CNA Co-President Zenei Cortez, a Kaiser South San Francisco RN, noted that Kaiser made $2,7 billion in profits last year, yet is continuing to make cuts in staffing and patient services. “They make profits off the backs of the sick, and that’s not right.”
In Oakland alone, Kaiser is attempting to cut 75 nursing positions in the move to the new hospital. But RNs across all units said that they are responsible for more patients per shift than ever before. The reduction in direct-care RNs comes at a time when six out of 10 insured Californians have Kaiser, a number that is expected to increase significantly under the ACA.
“We’re out here today because we’re getting ready to move to the new Kaiser Oakland facility and the current conditions are already difficult,” said Katy Roemer, a Kaiser Oakland RN and CNA Board member. “We have insufficient resources, patients are facing long waits in the emergency department, they are put in ‘observation’ instead of being admitted and they are put in lower levels of care than what they require.”
“Kaiser has proposed cuts in the nursing staff for the new hospital and we’re already understaffed in the current facility,” said Oakland RN Yolanda Owens.
“Every single day we’re talking about how are we going to manage the new hospital if this is what’s already happening,” Owens said. “There is a lot of turnaround, patients returning three days in a row, discharged and back the next day. And some of the people who are at home really need to be in the hospital. All we’re asking is take care of the patients. This is not a fast food business. We’re trying to be holistic in our care but we don’t have the tools and the time.
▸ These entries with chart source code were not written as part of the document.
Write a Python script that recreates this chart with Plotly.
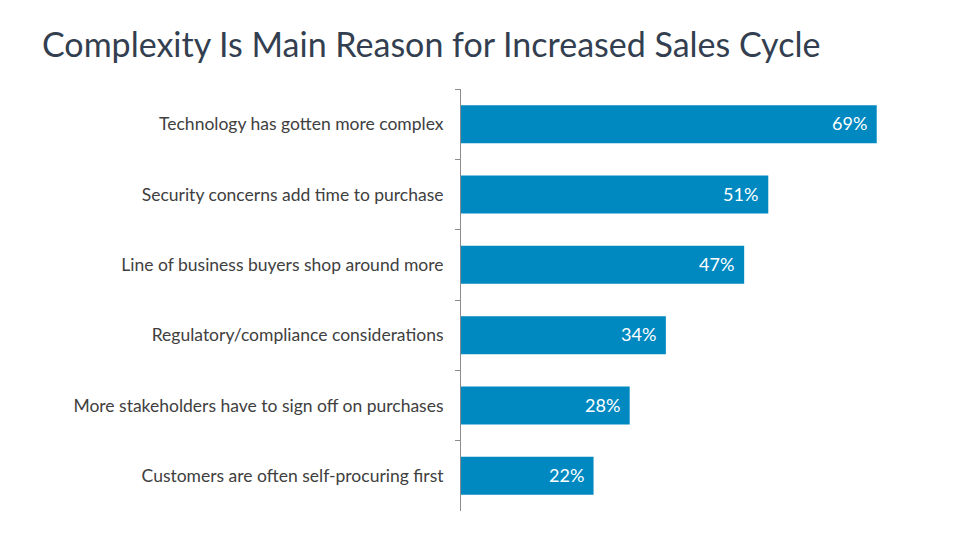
import plotly.graph_objects as go

categories = [
    "Technology has gotten more complex",
    "Security concerns add time to purchase",
    "Line of business buyers shop around more",
    "Regulatory/compliance considerations",
    "More stakeholders have to sign off on purchases",
    "Customers are often self-procuring first",
]
values = [69, 51, 47, 34, 28, 22]
value_labels = [f"{v}%" for v in values]

BAR = "#0089C1"
FONT = "Lato, 'Open Sans', sans-serif"

fig = go.Figure()
fig.add_trace(go.Bar(
    x=values, y=categories, orientation="h",
    marker=dict(color=BAR, line=dict(width=0)),
    hoverinfo="skip",
))

for c, v, t in zip(categories, values, value_labels):
    fig.add_annotation(x=v, y=c, xref="x", yref="y", text=t, showarrow=False,
                       xanchor="right", xshift=-8, yshift=1,
                       font=dict(family=FONT, size=18, color="white"))

fig.update_layout(
    width=960, height=540,
    paper_bgcolor="white", plot_bgcolor="white",
    margin=dict(l=453, r=25, t=81, b=37),
    bargap=0.46,
    showlegend=False,
    title=dict(text="Complexity Is Main Reason for Increased Sales Cycle",
               x=34/960, xanchor="left", y=1-37/540, yanchor="middle",
               font=dict(family=FONT, size=34, color="#333F50")),
    xaxis=dict(range=[0, 80], visible=False, fixedrange=True),
    yaxis=dict(autorange="reversed", showline=True, linecolor="#8C8C8C", linewidth=1,
               ticks="outside", ticklen=5, tickcolor="#8C8C8C", tickson="boundaries",
               ticklabelstandoff=13,
               tickfont=dict(family=FONT, size=17.5, color="#404040"),
               showgrid=False, zeroline=False),
)

fig.write_html("out.html")
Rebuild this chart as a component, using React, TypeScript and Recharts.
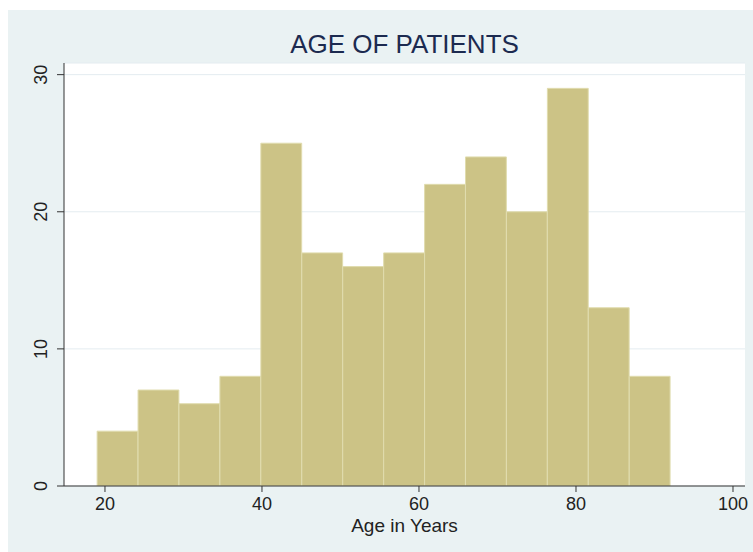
import React from 'react';
import {
  ComposedChart, Bar, XAxis, YAxis, CartesianGrid
} from 'recharts';

// histogram bins: first edge, bin width and counts
const binStart = 19;
const binWidth = 73 / 14;
const counts = [4, 7, 6, 8, 25, 17, 16, 17, 22, 24, 20, 29, 13, 8];
const xTicks = [20, 40, 60, 80, 100];
const yTicks = [0, 10, 20, 30];

const data = counts.map((count, i) => ({
  mid: binStart + binWidth * (i + 0.5),
  count,
}));

const W = 745;
const H = 542;
const margin = { top: 53, right: 8, left: 16, bottom: 10 };
const yAxisWidth = 40;
const xDomain = [14.78, 101.53];
const plotWidth = W - margin.left - margin.right - yAxisWidth;
// slightly under the band so recharts does not shrink the bars to 90%
const barPx = (binWidth / (xDomain[1] - xDomain[0])) * plotWidth - 0.1;
const font = 'Liberation Sans, Arial, sans-serif';

const YTick = (props: any) => {
  const { x, y, payload } = props;
  const bx = x - 8;
  return (
    <text
      x={bx}
      y={y}
      transform={`rotate(-90, ${bx}, ${y})`}
      textAnchor="middle"
      fontSize={18}
      fill="#222"
      fontFamily={font}
    >
      {payload.value}
    </text>
  );
};

const App: React.FC = () => {
  return (
    <div style={{ position: 'fixed', top: 10, left: 8, width: W, height: H, background: '#EAF2F3' }}>
      <div
        style={{
          position: 'absolute', top: 21, left: margin.left + yAxisWidth, width: plotWidth,
          textAlign: 'center', fontFamily: font, lineHeight: 1,
          fontSize: 26, color: '#1C2A50',
        }}
      >
        AGE OF PATIENTS
      </div>
      <ComposedChart
        width={W}
        height={H}
        data={data}
        margin={margin}
        barCategoryGap={0}
        barGap={0}
      >
        <CartesianGrid fill="#fff" stroke="#E4ECF0" vertical={false} />
        <XAxis
          dataKey="mid"
          type="number"
          domain={xDomain}
          ticks={xTicks}
          allowDataOverflow
          height={56}
          tickSize={6}
          tickMargin={5}
          stroke="#333"
          tick={{ fontSize: 18, fill: '#222', fontFamily: font }}
          label={{
            value: 'Age in Years', position: 'insideBottom', offset: 10,
            fontSize: 19, fill: '#222', fontFamily: font,
          }}
        />
        <YAxis
          type="number"
          domain={[0, 30.85]}
          ticks={yTicks}
          allowDataOverflow
          width={yAxisWidth}
          tickSize={7}
          stroke="#333"
          tick={<YTick />}
        />
        <Bar
          dataKey="count"
          barSize={barPx}
          fill="#CCC386"
          stroke="#E0DCAE"
          strokeWidth={1}
          isAnimationActive={false}
        />
      </ComposedChart>
    </div>
  );
};

export default App;
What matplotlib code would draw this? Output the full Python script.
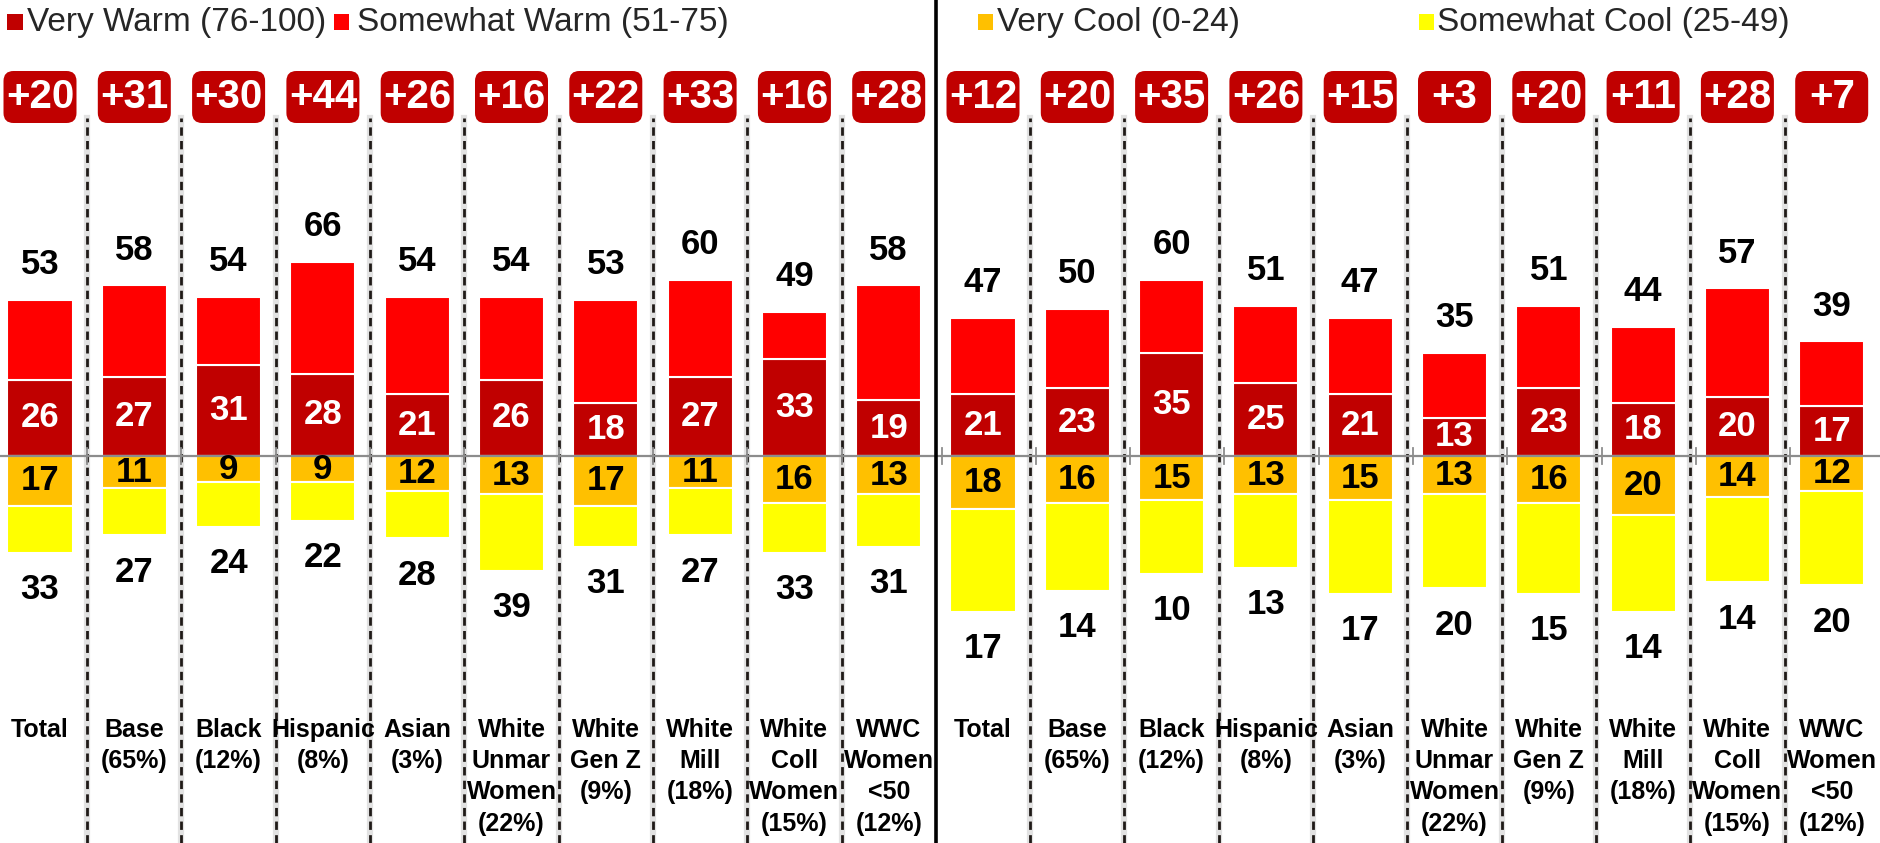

It’s a factory.”
“They have this logo that says ‘Thrive,’ but if we’re understaffed we can’t thrive. Members pay their premiums and they deserve the care,” said Owens. “We have to fight to deliver the product that Kaiser promises the members.”
Among the cuts cited at Kaiser Oakland:
- Elimination of transitional care units (TCU) where patients require close monitoring. Instead, these patients will go to general medical surgical floors where they can’t be adequately cared for because nurses have responsibility for more patients, a trend that has been occurring with intensive care unit patients as well.
- RNs in the neonatal intensive care units are being assigned an unsafe number of critically ill infants from one or two at most to three.
- Women in labor now spend hours in the waiting room and in triage before they are admitted to their own rooms due to lack of available nurses.
- Longer wait times for admission to the hospital from the emergency room due to lack of available nurses to care for them.
- A plan to eliminate all heart monitor technicians whose primary responsibility is to watch for abnormalities in heart rhythms. RNs will be expected to carry phones that will display their patients’ heart rhythms, which will alarm when rhythms change. Serious safety issues have been reported in Kaiser facilities using these devices, including dropped or missing pages, resulting in missed changes in heart rhythms.